Add it all up, and the YMI comes out to an astonishing 106.5 up from 98.6 in 2013.

I think the index needs to weight unemployment higher – it’s a much greater contributor to personal misery than the national debt, which is pretty abstract to most people (so far).

But it remains a fact that the kids that voted for Obama have got to be regretting the choice, someday soon here…

8 thoughts on “Misery

  1. “But it remains a fact that the kids that voted for Obama have got to be regretting the choice, someday soon here…”
    They will blame the Republicans for their problems.

  2. What PM says. They have to understand the cause of their problems first. Now in a world where young people campaign for minimum wage hikes, I would posit that the level of youthful obtuseness rivals that of the mainstream media, which is saying something.

    And the misery index resurfaces….all we need now is for Obama to start wearing a cardigan into the Oval Office and turn the heat down in the White House…..

  3. A good example of how our biased media distorts public policy debates:
    A few years ago, when oil soared to well over $100, the common wisdom, endlessly repeated by the liberal arts people that dominate our media, was that oil was a global market commodity, and there was nothing — nothing! — the US could do about the price of oil.
    Oil dropped below $50/bbl today, in large part because US fracking tech has crippled OPEC.
    Have you heard anyone in the MSM mention that they were 100% wrong about the simple economics of supply and demand?
    If oil goes back above $100/bbl, you will again hear from MSM journalists that there is nothing — nothing! — that the US can do lower oil prices.
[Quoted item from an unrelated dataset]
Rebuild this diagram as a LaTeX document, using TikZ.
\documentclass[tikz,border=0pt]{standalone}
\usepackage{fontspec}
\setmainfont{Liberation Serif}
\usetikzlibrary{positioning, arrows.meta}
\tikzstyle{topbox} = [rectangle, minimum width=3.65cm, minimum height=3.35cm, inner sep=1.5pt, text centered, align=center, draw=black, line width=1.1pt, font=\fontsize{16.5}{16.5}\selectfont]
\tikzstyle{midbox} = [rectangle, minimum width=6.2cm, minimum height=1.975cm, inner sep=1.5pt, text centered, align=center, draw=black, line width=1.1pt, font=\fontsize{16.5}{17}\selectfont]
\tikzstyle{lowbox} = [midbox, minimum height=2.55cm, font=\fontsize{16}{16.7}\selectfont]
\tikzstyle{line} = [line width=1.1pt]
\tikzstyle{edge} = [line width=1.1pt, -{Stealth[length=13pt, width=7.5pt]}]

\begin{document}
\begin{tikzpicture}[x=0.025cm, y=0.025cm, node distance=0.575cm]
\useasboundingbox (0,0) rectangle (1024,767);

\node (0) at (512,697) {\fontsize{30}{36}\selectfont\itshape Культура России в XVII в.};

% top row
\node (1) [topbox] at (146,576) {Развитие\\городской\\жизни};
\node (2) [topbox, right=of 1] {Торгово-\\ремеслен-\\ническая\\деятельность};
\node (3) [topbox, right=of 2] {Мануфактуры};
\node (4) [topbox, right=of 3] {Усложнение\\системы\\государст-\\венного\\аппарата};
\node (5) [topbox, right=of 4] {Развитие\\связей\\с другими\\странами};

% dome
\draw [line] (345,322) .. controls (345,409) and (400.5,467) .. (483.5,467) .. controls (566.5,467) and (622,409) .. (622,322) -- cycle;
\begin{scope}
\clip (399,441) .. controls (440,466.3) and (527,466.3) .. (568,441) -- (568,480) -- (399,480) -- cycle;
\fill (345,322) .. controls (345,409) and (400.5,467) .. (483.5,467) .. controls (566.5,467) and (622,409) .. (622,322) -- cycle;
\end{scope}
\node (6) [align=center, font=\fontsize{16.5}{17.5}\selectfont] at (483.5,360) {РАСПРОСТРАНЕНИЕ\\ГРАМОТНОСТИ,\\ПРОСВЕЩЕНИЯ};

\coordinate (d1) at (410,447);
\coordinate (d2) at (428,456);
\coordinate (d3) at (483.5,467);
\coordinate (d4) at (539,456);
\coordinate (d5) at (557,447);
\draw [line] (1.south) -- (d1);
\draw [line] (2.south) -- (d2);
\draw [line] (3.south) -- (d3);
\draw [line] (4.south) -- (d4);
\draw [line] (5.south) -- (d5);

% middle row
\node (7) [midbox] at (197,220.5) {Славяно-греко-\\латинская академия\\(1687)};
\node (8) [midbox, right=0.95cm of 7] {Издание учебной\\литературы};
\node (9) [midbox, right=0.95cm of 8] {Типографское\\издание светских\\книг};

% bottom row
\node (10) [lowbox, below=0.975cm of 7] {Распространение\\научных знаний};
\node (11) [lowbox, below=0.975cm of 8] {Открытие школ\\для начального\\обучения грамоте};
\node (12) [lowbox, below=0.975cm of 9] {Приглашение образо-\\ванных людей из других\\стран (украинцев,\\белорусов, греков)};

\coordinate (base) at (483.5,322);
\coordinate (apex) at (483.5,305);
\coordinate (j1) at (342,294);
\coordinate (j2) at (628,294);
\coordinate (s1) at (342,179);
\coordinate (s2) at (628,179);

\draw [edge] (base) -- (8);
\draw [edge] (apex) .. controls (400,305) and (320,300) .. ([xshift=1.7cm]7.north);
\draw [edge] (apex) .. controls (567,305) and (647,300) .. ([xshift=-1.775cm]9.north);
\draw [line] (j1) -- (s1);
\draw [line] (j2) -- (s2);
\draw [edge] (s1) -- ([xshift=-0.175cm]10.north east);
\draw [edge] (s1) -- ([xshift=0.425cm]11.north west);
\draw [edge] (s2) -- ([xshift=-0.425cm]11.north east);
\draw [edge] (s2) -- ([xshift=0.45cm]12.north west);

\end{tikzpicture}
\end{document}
They forget nothing, they learn nothing.

  4. I’ve been having a bit of fun with a couple of my kids’ friends who were quite vocal about loving them some Obama at the ballot box. The dew is off the rose for some.

  5. Mitch:

    Don’t forget that Obama after he took over the student loan industry as part of Obamacare has been promising interest rate relief on the loans and other promises of economic aide to reduce that student loan debt.
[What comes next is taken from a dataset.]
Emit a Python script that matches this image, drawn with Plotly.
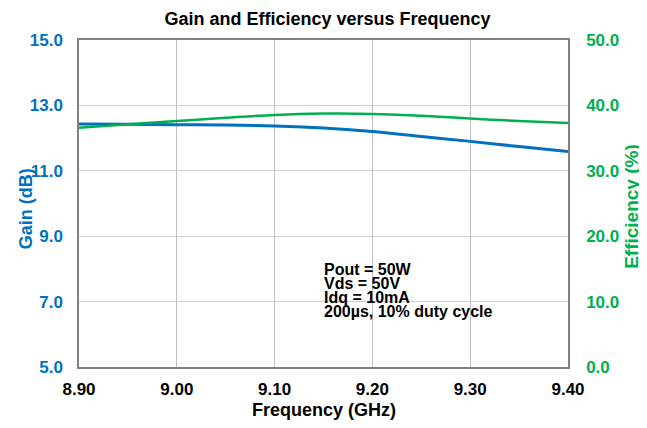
import plotly.graph_objects as go

freq_ghz = [8.90, 8.95, 9.00, 9.05, 9.10, 9.15, 9.20, 9.25, 9.30, 9.35, 9.40]
gain_db = [12.43, 12.42, 12.41, 12.40, 12.37, 12.31, 12.20, 12.05, 11.90, 11.74, 11.59]
efficiency_pct = [36.6, 37.1, 37.6, 38.1, 38.55, 38.75, 38.7, 38.4, 38.0, 37.6, 37.3]

notes = ["Pout = 50W", "Vds = 50V", "Idq = 10mA", "200\u00b5s, 10% duty cycle"]

BLUE = "#0070C0"
GREEN = "#00B050"
FONT = "Liberation Sans, Arial, sans-serif"

fig = go.Figure()
fig.add_trace(go.Scatter(x=freq_ghz, y=gain_db, mode="lines", line=dict(color=BLUE, width=3, shape="spline"),
                         name="Gain", yaxis="y"))
fig.add_trace(go.Scatter(x=freq_ghz, y=efficiency_pct, mode="lines", line=dict(color=GREEN, width=2.5, shape="spline"),
                         name="Efficiency", yaxis="y2"))

for i, t in enumerate(notes):
    fig.add_annotation(text=t, xref="paper", yref="paper", x=0.496, y=0.298 - i * 0.0428,
                       xanchor="left", yanchor="middle", showarrow=False,
                       font=dict(family=FONT, size=16, color="black", weight="bold"))

# axis titles
fig.add_annotation(text="Gain (dB)", xref="paper", yref="paper", x=-0.108, y=0.483, textangle=-90,
                   xanchor="center", yanchor="middle", showarrow=False,
                   font=dict(family=FONT, size=18, color=BLUE, weight="bold"))
fig.add_annotation(text="Efficiency (%)", xref="paper", yref="paper", x=1.131, y=0.49, textangle=-90,
                   xanchor="center", yanchor="middle", showarrow=False,
                   font=dict(family=FONT, size=19, color=GREEN, weight="bold"))
fig.add_annotation(text="Frequency (GHz)", xref="paper", yref="paper", x=0.5, y=-0.1315,
                   xanchor="center", yanchor="middle", showarrow=False,
                   font=dict(family=FONT, size=18, color="black", weight="bold"))

# the page body has an 8px margin, so the figure is sized to fit the 647x428 window
fig.update_layout(
    width=639, height=420,
    margin=dict(l=71, r=79, t=32, b=61),
    paper_bgcolor="white", plot_bgcolor="white",
    showlegend=False,
    font=dict(family=FONT, color="black"),
    title=dict(text="Gain and Efficiency versus Frequency", x=0.5, xanchor="center", y=0.975, yanchor="middle",
               font=dict(family=FONT, size=18, weight="bold", color="black"), automargin=False),
    xaxis=dict(range=[8.9, 9.4], dtick=0.1, tick0=8.9, tickformat=".2f", automargin=False,
               showgrid=True, gridcolor="#BFBFBF", gridwidth=1,
               showline=True, linecolor="#808080", linewidth=1.5, mirror=True,
               ticks="", ticklabelstandoff=6,
               tickfont=dict(family=FONT, size=17, color="black", weight="bold"),
               zeroline=False),
    yaxis=dict(range=[5, 15], dtick=2, tick0=5, tickformat=".1f", automargin=False,
               showgrid=True, gridcolor="#D0D0D0", gridwidth=1,
               showline=True, linecolor="#808080", linewidth=1.5,
               ticks="", ticklabelstandoff=11,
               tickfont=dict(family=FONT, size=17, color=BLUE, weight="bold"),
               zeroline=False),
    yaxis2=dict(range=[0, 50], dtick=10, tick0=0, tickformat=".1f", overlaying="y", side="right",
                automargin=False,
                showgrid=False, showline=True, linecolor="#808080", linewidth=1.5,
                ticks="", ticklabelstandoff=13,
                tickfont=dict(family=FONT, size=17, color=GREEN, weight="bold"),
                zeroline=False),
)

fig.write_html("out.html")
    Will Hillary do the same?

    Walter Hanson
    Minneapolis, MN

  6. I can’t see Troy’s graph, but it does strike me that we ought to spend more time pointing out that purposeless government spending can and does put people out of work, generally those who are economically most defenseless to begin with.

  7. bikebubba, government spending per se has no positive multiplier. Consumer spending does have a positive multiplier. Keynes demonstrated this. Also, every penny not spent on imports increases national GDP. Keynes demonstrated this as well.
    We have fallen so far in educating our humanities majors in the humanities that journalists who to top schools do not understand that a tax cut is more of a keyensian stimulus than government deficit spending.